German jurist and former diplomat

Jürgen Chrobog (born 28 February 1940) is a German jurist and former diplomat. He worked in the Foreign Office of West Germany and the reunified Germany and among other diplomatic postings, was Ambassador to the United States from 1995 to 2001.

==Life and career==
Chrobog was born in Berlin. He studied law in the 1960s in Freiburg im Breisgau, Göttingen, and Aix-en-Provence and then worked as an attorney in Hannover. In 1972, he joined the diplomatic service of the Federal Republic of Germany, which he served in the United Nations in New York.

From 1973 to 1977 he worked in the German Foreign Office under foreign ministers Walter Scheel and Hans-Dietrich Genscher, where he was responsible for European issues as well as the Third World.
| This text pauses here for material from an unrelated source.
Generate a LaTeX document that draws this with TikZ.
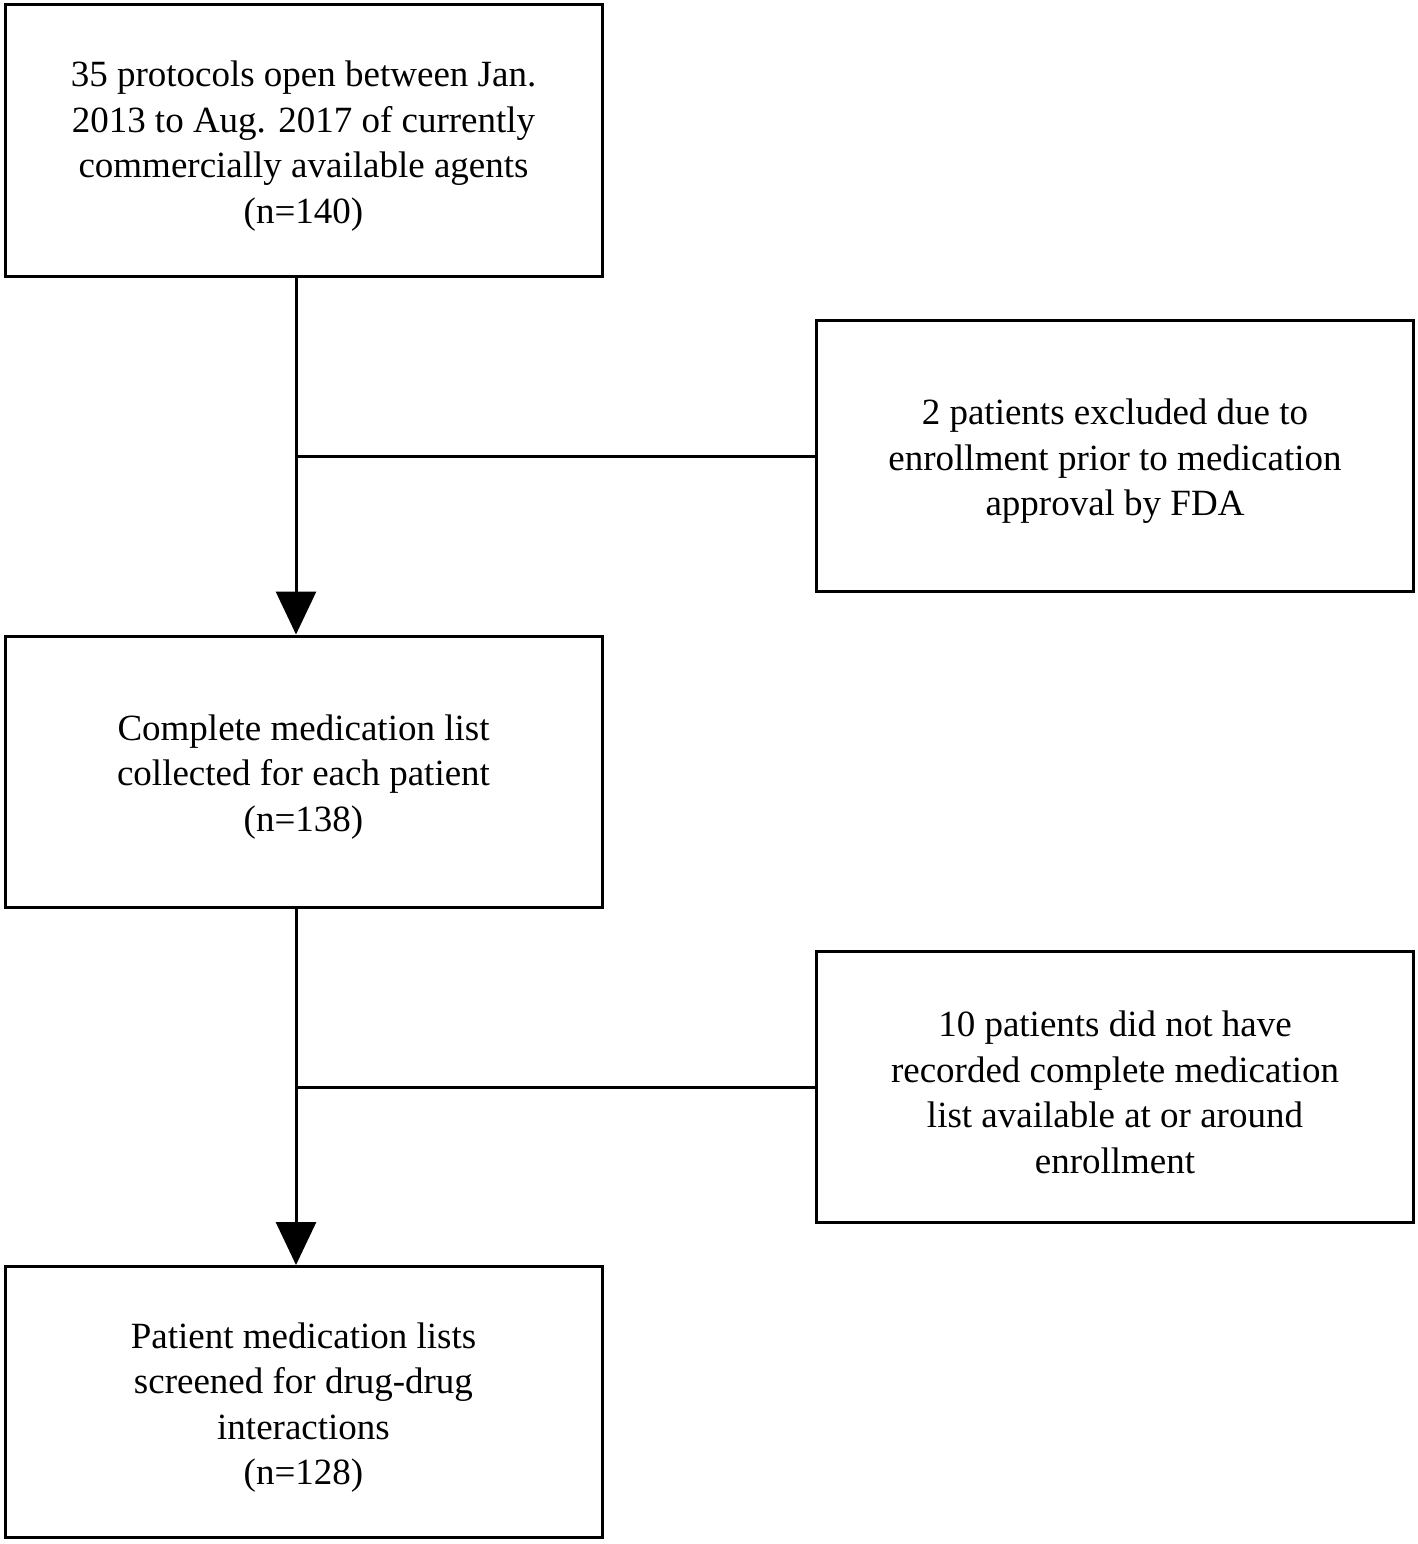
\documentclass[tikz,border=0pt]{standalone}
\usepackage{fontspec}
\setmainfont{Liberation Serif}
\usetikzlibrary{arrows.meta}
\begin{document}
\begin{tikzpicture}[x=1pt,y=-1pt,
  box/.style={draw,line width=3pt,minimum width=597pt,minimum height=271pt,inner sep=0pt},
  txt/.style={align=center,inner sep=0pt,yshift=-5.5pt,font=\fontsize{37}{45.5}\selectfont},
  conn/.style={line width=3pt},
  arr/.style={conn,-{Triangle[width=40pt,length=43pt]}}]
\useasboundingbox (0,0) rectangle (1418,1544);
\node[box,label={[txt]center:{35 protocols open between Jan.\\2013 to Aug. 2017 of currently\\commercially available agents\\(n=140)}}] (b1) at (303.5,140.5) {};
\node[box,label={[txt]center:{2 patients excluded due to\\enrollment prior to medication\\approval by FDA}}] (e1) at (1115,456) {};
\node[box,label={[txt]center:{Complete medication list\\collected for each patient\\(n=138)}}] (b2) at (303.5,771.5) {};
\node[box,label={[txt]center:{10 patients did not have\\recorded complete medication\\list available at or around\\enrollment}}] (e2) at (1115,1087) {};
\node[box,label={[txt]center:{Patient medication lists\\screened for drug-drug\\interactions\\(n=128)}}] (b3) at (303.5,1402) {};
\coordinate (t1) at ([xshift=-7.5pt]b1.south);
\coordinate (t2) at ([xshift=-7.5pt]b2.south);
\draw[arr] (t1) -- (t1 |- b2.north);
\draw[conn] (e1.west) -- (e1.west -| t1);
\draw[arr] (t2) -- (t2 |- b3.north);
\draw[conn] (e2.west) -- (e2.west -| t2);
\end{tikzpicture}
\end{document}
In 1977, he was dispatched to Singapore, and in 1980, to the European Union headquarters in Brussels.

From 1984 to 1991, Chrobog was the head of the press division as well as the spokesperson for the Foreign Office, and beginning in 1988, directed Genscher's ministerial office. From 1995 to 2001, he was the German ambassador to the United States. After this posting, he returned to Berlin as State Secretary of the German Federal Foreign Office, under foreign minister Joschka Fischer.

Chrobog represented West Germany at the 2+4 negotiations with East Germany and the four victorious powers of World War II (the United States, the Soviet Union, the United Kingdom, and France) concerning the reunification of Germany and its future as a NATO member, and referred to those negotiations in a meeting of the directors of the US, UK, French, and German foreign ministries in Bonn. After the meeting of the political directors of the US, British, French and German foreign ministries in Bonn on 6 March 1991, Chrobog wrote: “We made it clear in the two-plus-four negotiations that we would not take NATO beyond the Elbe stretch. We can therefore not offer Poland and the others NATO membership."

In 2003, as undersecretary of state, Chrobog was responsible for dealing with the crisis provoked by the kidnapping of German tourists in Algeria.

Chrobog retired in 2005 and became chairman of the supervisory board at the BMW Foundation Herbert Quandt. In late December that year, he and his family were abducted while traveling on vacation in eastern Yemen; they were released on 31 December.

==Personal life==
Chrobog and his wife, Magda Gohar-Chrobog, have three sons.